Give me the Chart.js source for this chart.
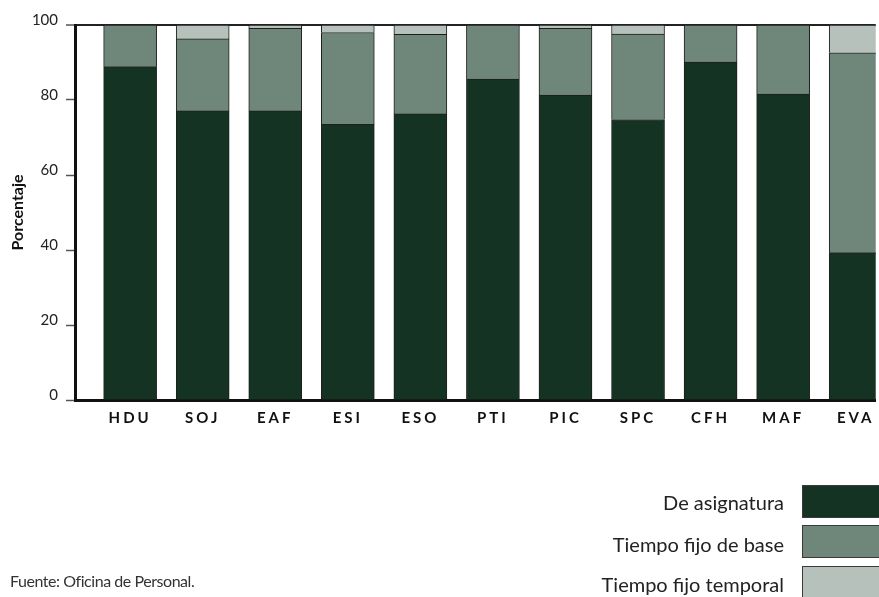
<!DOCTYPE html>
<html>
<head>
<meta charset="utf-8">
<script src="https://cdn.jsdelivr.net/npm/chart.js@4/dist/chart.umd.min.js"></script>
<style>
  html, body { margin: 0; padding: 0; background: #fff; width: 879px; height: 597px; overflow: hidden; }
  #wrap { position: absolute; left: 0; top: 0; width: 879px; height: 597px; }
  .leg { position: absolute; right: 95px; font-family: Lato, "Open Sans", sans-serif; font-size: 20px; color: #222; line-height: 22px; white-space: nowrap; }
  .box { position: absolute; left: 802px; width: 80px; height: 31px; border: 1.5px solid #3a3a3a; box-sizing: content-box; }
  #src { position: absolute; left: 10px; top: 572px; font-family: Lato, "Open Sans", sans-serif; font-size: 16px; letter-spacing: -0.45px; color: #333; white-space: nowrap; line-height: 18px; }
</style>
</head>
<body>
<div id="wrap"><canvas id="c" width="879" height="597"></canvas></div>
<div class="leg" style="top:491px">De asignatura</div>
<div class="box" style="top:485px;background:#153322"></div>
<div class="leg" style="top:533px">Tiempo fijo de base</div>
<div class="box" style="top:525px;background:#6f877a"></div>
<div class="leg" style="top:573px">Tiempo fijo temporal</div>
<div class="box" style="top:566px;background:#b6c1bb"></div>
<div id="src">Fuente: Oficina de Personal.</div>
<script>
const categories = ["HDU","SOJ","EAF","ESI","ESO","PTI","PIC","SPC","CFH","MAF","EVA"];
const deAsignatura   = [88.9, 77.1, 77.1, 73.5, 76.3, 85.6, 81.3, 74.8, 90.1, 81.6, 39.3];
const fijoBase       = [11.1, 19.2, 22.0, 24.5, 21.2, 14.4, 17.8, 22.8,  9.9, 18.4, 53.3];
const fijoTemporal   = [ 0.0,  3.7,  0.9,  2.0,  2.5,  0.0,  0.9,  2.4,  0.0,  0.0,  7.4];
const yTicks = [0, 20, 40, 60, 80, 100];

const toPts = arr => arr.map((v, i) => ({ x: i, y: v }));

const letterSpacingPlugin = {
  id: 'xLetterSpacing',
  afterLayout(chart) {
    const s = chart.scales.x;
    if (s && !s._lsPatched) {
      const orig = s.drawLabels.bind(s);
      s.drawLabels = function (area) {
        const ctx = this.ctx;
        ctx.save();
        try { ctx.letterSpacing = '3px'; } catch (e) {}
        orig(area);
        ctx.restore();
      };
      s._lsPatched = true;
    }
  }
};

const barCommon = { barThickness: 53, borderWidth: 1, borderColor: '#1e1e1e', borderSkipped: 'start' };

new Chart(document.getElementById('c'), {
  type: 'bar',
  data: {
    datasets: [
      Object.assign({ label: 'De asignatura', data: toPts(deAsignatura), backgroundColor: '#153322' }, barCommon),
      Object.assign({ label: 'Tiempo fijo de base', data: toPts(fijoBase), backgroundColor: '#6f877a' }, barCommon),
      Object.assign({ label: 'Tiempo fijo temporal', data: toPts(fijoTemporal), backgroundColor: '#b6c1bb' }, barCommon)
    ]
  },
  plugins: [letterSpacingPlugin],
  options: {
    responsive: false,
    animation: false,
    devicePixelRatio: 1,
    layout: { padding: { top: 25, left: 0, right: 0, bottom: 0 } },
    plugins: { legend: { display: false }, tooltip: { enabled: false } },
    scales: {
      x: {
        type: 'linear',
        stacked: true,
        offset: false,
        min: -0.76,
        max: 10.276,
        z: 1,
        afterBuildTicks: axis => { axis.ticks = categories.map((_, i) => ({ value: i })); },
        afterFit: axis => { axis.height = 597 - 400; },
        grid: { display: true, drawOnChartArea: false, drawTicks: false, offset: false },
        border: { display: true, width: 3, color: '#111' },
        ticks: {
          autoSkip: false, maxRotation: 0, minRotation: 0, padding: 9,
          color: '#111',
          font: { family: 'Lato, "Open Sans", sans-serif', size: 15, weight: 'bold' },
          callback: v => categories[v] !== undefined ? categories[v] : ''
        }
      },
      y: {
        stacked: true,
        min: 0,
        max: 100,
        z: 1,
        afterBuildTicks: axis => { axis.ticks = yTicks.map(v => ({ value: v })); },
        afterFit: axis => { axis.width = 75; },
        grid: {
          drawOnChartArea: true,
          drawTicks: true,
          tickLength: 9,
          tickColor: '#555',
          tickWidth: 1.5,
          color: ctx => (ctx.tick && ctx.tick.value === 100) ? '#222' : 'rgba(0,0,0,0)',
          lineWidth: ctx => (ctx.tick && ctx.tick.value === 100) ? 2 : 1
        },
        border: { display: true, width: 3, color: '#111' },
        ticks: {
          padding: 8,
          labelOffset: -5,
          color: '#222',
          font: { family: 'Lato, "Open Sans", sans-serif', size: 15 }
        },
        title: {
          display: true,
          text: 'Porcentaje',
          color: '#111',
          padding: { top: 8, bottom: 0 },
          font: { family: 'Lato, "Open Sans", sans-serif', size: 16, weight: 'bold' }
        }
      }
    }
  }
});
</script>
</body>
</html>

### TASK STATEMENT
Among the lines of the material, find those that hold the word "this" and copy them.

### RESULT OF THE TASK
Give me the Chart.js source for this chart.
        const ctx = this.ctx;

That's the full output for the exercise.